The park was built with a railroad theme due to its proximity to the Union Pacific railway lines and was originally completed in 1983. A highlight of Donovan Park is the brightly-colored, quarter-size wooden train to the left of the entrance. This was a feature that was added years after the park was built but is the first spot most kids run to. Kids can go inside all the train cars, wave out the windows, and pretend to conduct the train. 


Large play structure

The playground itself was constructed over five consecutive days in 1996 by the Houston Heights community. These volunteers transformed an under-utilized park into the vibrant playspace you can visit today. Local area school children contributed ideas that were incorporated by architects along with the railroad theme and Victorian-era turrets, which reflect the historic character of the neighborhood. 

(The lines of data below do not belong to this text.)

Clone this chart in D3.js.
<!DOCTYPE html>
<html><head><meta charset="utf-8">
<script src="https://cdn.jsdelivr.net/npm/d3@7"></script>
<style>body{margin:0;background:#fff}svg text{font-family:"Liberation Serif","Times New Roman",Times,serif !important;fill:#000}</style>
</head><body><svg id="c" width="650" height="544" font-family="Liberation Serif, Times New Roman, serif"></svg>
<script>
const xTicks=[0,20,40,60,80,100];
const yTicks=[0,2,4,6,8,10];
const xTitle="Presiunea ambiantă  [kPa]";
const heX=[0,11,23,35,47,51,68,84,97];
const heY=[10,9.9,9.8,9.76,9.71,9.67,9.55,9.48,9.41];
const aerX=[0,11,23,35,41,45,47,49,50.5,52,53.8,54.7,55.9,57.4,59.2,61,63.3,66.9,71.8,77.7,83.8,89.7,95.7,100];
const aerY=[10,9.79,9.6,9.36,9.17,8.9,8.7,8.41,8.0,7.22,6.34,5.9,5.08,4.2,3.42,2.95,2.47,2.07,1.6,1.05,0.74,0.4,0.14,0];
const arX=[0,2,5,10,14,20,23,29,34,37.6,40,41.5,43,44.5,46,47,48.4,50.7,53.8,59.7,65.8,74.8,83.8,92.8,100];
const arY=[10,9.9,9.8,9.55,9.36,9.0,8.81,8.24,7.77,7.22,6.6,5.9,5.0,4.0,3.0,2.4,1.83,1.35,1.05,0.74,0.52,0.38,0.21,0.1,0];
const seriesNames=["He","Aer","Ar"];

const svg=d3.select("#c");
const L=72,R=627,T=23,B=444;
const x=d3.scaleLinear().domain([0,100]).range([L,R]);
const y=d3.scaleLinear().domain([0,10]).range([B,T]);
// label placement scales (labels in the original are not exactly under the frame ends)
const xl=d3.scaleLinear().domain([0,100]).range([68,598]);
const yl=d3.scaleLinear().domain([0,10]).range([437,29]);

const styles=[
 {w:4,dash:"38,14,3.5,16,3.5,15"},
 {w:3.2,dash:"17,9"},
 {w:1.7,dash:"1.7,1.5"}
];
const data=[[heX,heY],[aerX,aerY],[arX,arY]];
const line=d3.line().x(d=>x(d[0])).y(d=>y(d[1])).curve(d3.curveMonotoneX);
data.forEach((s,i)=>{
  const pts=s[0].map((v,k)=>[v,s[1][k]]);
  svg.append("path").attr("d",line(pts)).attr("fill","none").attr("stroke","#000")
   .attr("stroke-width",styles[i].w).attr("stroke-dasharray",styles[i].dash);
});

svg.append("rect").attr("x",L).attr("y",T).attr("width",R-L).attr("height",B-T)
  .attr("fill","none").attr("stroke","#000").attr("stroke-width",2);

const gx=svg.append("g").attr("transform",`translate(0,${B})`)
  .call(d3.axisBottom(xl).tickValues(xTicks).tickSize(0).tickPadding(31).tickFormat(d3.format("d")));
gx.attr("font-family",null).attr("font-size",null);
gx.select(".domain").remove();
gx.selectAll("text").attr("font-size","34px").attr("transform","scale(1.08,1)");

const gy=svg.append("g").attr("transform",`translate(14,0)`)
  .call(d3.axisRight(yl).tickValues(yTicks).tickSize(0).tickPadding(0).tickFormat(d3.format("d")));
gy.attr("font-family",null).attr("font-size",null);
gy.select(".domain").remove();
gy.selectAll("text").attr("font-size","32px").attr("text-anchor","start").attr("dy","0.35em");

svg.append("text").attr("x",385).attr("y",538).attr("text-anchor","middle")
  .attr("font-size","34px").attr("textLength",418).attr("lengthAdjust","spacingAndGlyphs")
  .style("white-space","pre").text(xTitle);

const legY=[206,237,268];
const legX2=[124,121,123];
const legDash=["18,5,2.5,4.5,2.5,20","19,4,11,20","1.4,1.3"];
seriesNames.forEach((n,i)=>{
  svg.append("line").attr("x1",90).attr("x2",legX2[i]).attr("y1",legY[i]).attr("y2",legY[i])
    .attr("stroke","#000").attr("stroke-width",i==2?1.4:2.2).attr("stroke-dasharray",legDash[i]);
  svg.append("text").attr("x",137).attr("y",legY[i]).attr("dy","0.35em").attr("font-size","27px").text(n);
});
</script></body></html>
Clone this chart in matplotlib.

Little kids play structure with additional covered seating

The large play structure is for bigger kids and has many exciting features. From a huge, curving slide and a tunnel slide to hidden lookouts and bridges, balancing and climbing structures, and monkey rings, this play area has it all. What makes this playground even more kid-friendly is that the other play structure is geared toward smaller children and has mini versions of many of the features on the bigger play structure. The smaller side has a mini-slide, a mini-climbing web, a mini-balance beam, and even mini monkey rings. It also has a small train that kids can climb into and a wooden path that leads to a lookout over the neighborhood. 

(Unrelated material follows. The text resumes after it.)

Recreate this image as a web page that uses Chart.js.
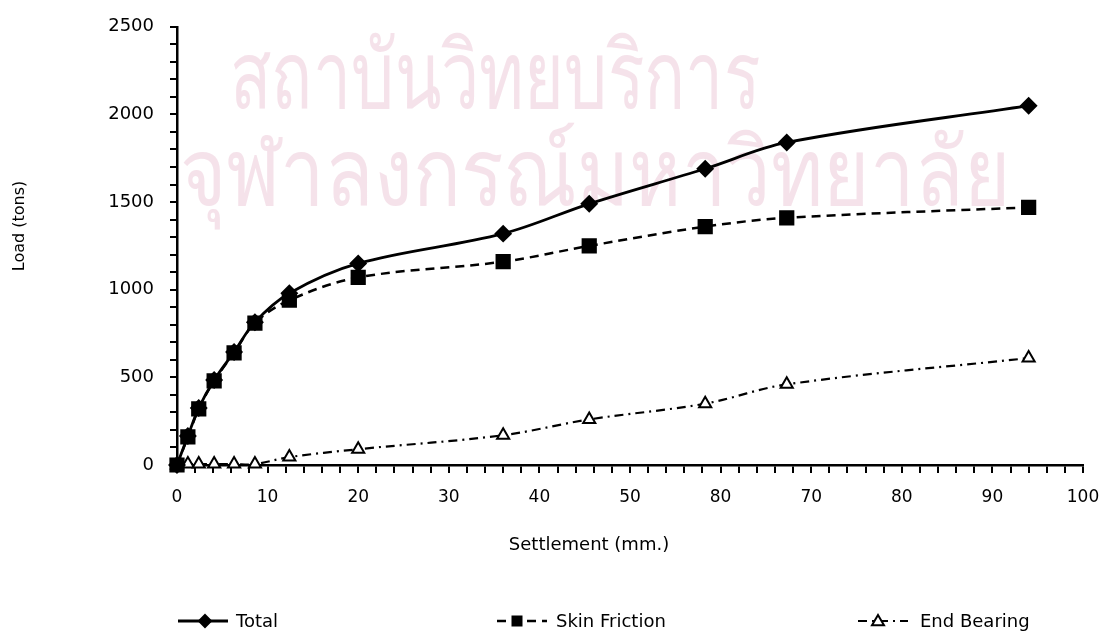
<!DOCTYPE html>
<html>
<head>
<meta charset="utf-8">
<script src="https://cdn.jsdelivr.net/npm/chart.js@4.4.0/dist/chart.umd.min.js"></script>
<style>
html, body { margin: 0; padding: 0; background: #fff; }
#wrap { width: 1118px; height: 639px; position: relative; }
</style>
</head>
<body>
<div id="wrap"><canvas id="load_chart"></canvas></div>
<script>
// values
var settlement    = [0, 1.2, 2.4, 4.1, 6.3, 8.6, 12.4, 20, 36, 45.5, 58.3, 67.3, 94];
var total_load    = [0, 165, 325, 485, 645, 815, 980, 1150, 1320, 1490, 1690, 1840, 2050];
var skin_friction = [0, 160, 320, 480, 640, 810, 940, 1070, 1160, 1250, 1360, 1410, 1470];
var end_bearing   = [0, 5, 5, 5, 5, 5, 45, 90, 170, 260, 350, 460, 610];

var series_names  = ['Total', 'Skin Friction', 'End Bearing'];
var x_tick_labels = ['0', '10', '20', '30', '40', '50', '80', '70', '80', '90', '100'];
var y_tick_labels = ['0', '500', '1000', '1500', '2000', '2500'];
var x_title = 'Settlement (mm.)';
var y_title = 'Load (tons)';
var watermark_lines = ['สถาบันวิทยบริการ', 'จุฬาลงกรณ์มหาวิทยาลัย'];

var font_name = "'DejaVu Sans', 'Liberation Sans', sans-serif";

function toPoints(ys){
    var pts = [];
    for (var i = 0; i < settlement.length; i++) {
        pts.push({x: settlement[i], y: ys[i]});
    }
    return pts;
}

// faint pink library stamp behind the plot
var watermarkPlugin = {
    id: 'watermark',
    beforeDraw: function(chart){
        var ctx = chart.ctx;
        ctx.save();
        ctx.fillStyle = '#fff';
        ctx.fillRect(0, 0, chart.width, chart.height);
        ctx.fillStyle = 'rgba(236, 198, 214, 0.5)';
        ctx.textBaseline = 'alphabetic';
        ctx.font = "94px 'Noto Sans', 'DejaVu Sans', sans-serif";
        ctx.fillText(watermark_lines[0], 230, 108, 530);
        ctx.fillText(watermark_lines[1], 180, 205, 830);
        ctx.restore();
    }
};

function drawMarker(ctx, style, x, y, r){
    ctx.beginPath();
    if (style === 'rectRot') {
        ctx.moveTo(x, y - r); ctx.lineTo(x + r, y); ctx.lineTo(x, y + r); ctx.lineTo(x - r, y);
    } else if (style === 'rect') {
        ctx.rect(x - r * 0.75, y - r * 0.75, r * 1.5, r * 1.5);
    } else {
        ctx.moveTo(x, y - r); ctx.lineTo(x + r, y + r * 0.7); ctx.lineTo(x - r, y + r * 0.7);
    }
    ctx.closePath();
    ctx.fill();
    ctx.stroke();
}

// axis titles sit off-centre in the scan, so they are placed by hand
var titlesPlugin = {
    id: 'axisTitles',
    afterDraw: function(chart){
        var ctx = chart.ctx;
        ctx.save();
        ctx.fillStyle = '#000';
        ctx.textAlign = 'center';
        ctx.textBaseline = 'middle';
        ctx.font = '18px ' + font_name;
        ctx.fillText(x_title, 589, 545);
        ctx.translate(20, 226);
        ctx.rotate(-Math.PI / 2);
        ctx.font = '16px ' + font_name;
        ctx.fillText(y_title, 0, 0);
        ctx.restore();
    }
};

// legend row under the axis title: line sample, marker, name
var legendRow = [
    {x0: 178, x1: 228, mark: 205, text: 236},
    {x0: 497, x1: 547, mark: 517, text: 556},
    {x0: 858, x1: 908, mark: 878, text: 920}
];
var legendPlugin = {
    id: 'bottomLegend',
    afterDraw: function(chart){
        var ctx = chart.ctx, y = 621;
        ctx.save();
        chart.data.datasets.forEach(function(ds, i){
            var it = legendRow[i];
            ctx.strokeStyle = '#000';
            ctx.lineWidth = ds.borderWidth;
            ctx.setLineDash(ds.borderDash || []);
            ctx.beginPath();
            ctx.moveTo(it.x0, y);
            ctx.lineTo(it.x1, y);
            ctx.stroke();
            ctx.setLineDash([]);
            ctx.fillStyle = ds.pointBackgroundColor;
            ctx.lineWidth = 2;
            drawMarker(ctx, ds.pointStyle, it.mark, y, 6);
            ctx.fillStyle = '#000';
            ctx.font = '18px ' + font_name;
            ctx.textBaseline = 'middle';
            ctx.fillText(ds.label, it.text, y + 1);
        });
        ctx.restore();
    }
};

var ctx = document.getElementById('load_chart').getContext('2d');
var load_chart = new Chart(ctx, {
    type: 'line',
    data: {
        datasets: [
            {
                label: series_names[0],
                data: toPoints(total_load),
                borderColor: '#000',
                borderWidth: 2.8,
                pointStyle: 'rectRot',
                pointRadius: 7,
                pointBackgroundColor: '#000',
                pointBorderColor: '#000',
                tension: 0.35
            },
            {
                label: series_names[1],
                data: toPoints(skin_friction),
                borderColor: '#000',
                borderWidth: 2.5,
                borderDash: [9, 6],
                pointStyle: 'rect',
                pointRadius: 9,
                pointBackgroundColor: '#000',
                pointBorderColor: '#000',
                tension: 0.35
            },
            {
                label: series_names[2],
                data: toPoints(end_bearing),
                borderColor: '#000',
                borderWidth: 2.2,
                borderDash: [9, 5, 2, 5],
                pointStyle: 'triangle',
                pointRadius: 7,
                pointBorderWidth: 2,
                pointBackgroundColor: '#fff',
                pointBorderColor: '#000',
                tension: 0.35
            }
        ]
    },
    options: {
        responsive: true,
        maintainAspectRatio: false,
        animation: false,
        clip: false,
        layout: { padding: {left: 12, right: 35, top: 22, bottom: 86} },
        plugins: {
            legend: { display: false },
            tooltip: { enabled: false }
        },
        scales: {
            x: {
                type: 'linear',
                min: 0,
                max: 100,
                afterFit: function(scale){ scale.height = 88; },
                border: { display: true, color: '#000', width: 2.5 },
                grid: { drawOnChartArea: false, drawTicks: true, tickLength: 8, color: '#000', lineWidth: 2 },
                ticks: {
                    stepSize: 2,
                    autoSkip: false,
                    maxRotation: 0,
                    padding: 14,
                    color: '#000',
                    font: { family: font_name, size: 17 },
                    callback: function(v){ return v % 10 === 0 ? x_tick_labels[v / 10] : ''; }
                }
            },
            y: {
                min: 0,
                max: 2500,
                afterFit: function(scale){ scale.width = 165; },
                border: { display: true, color: '#000', width: 2.5 },
                grid: { drawOnChartArea: false, drawTicks: true, tickLength: 7, color: '#000', lineWidth: 2 },
                ticks: {
                    stepSize: 100,
                    autoSkip: false,
                    padding: 16,
                    color: '#000',
                    font: { family: font_name, size: 18 },
                    callback: function(v){ return v % 500 === 0 ? y_tick_labels[v / 500] : ''; }
                }
            }
        }
    },
    plugins: [watermarkPlugin, titlesPlugin, legendPlugin]
});
</script>
</body>
</html>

Small wooden train, picnic table on a hill and park entrance in the background

The two play structures are connected by a covered seating area that offers parents and caregivers a central place to observe active little ones and escape the sun. There is an abundance of seating throughout the playground including other areas that are covered. There is also an area with a variety of swings, including a swing for children with special needs. 


Covered central seating area to the left, mini-monkey rings, and view of the swing area

Here's a little more history from the entryway signpost: James G. Donovan, the park's namesake, was the City Attorney for Houston Heights, which was an independent municipality from 1896 - 1918. Mr. Donovan is known for authoring the city ordinance in 1912 that designated Houston Heights as a dry area "until time runneth not." Even though this ordinance is still partially in effect, you can still grab a beer or a cocktail at one of the many nearby restaurants in the area as long as you join the "drinking club," which basically just means handing over your ID so you can be entered into the club database. A major bonus of this park is all the nearby restaurants, coffee shops, and dessert spots. The central heights location makes Donovan Park the perfect destination to encourage the kids to get some energy out before a sit down meal or as a fun add-on to a special sweet treat. This park is also a wonderful spot for a picnic with an abundance of picnic tables, many located picturesquely on top of small hills. 


One of the many picnic tables on a hill

Plenty of street parking is available on both Heights Boulevard and 7th Street, as well as other nearby streets. There are no restrooms so make sure to plan accordingly. Also, note that the park has wood chips so make sure that children are wearing proper shoes.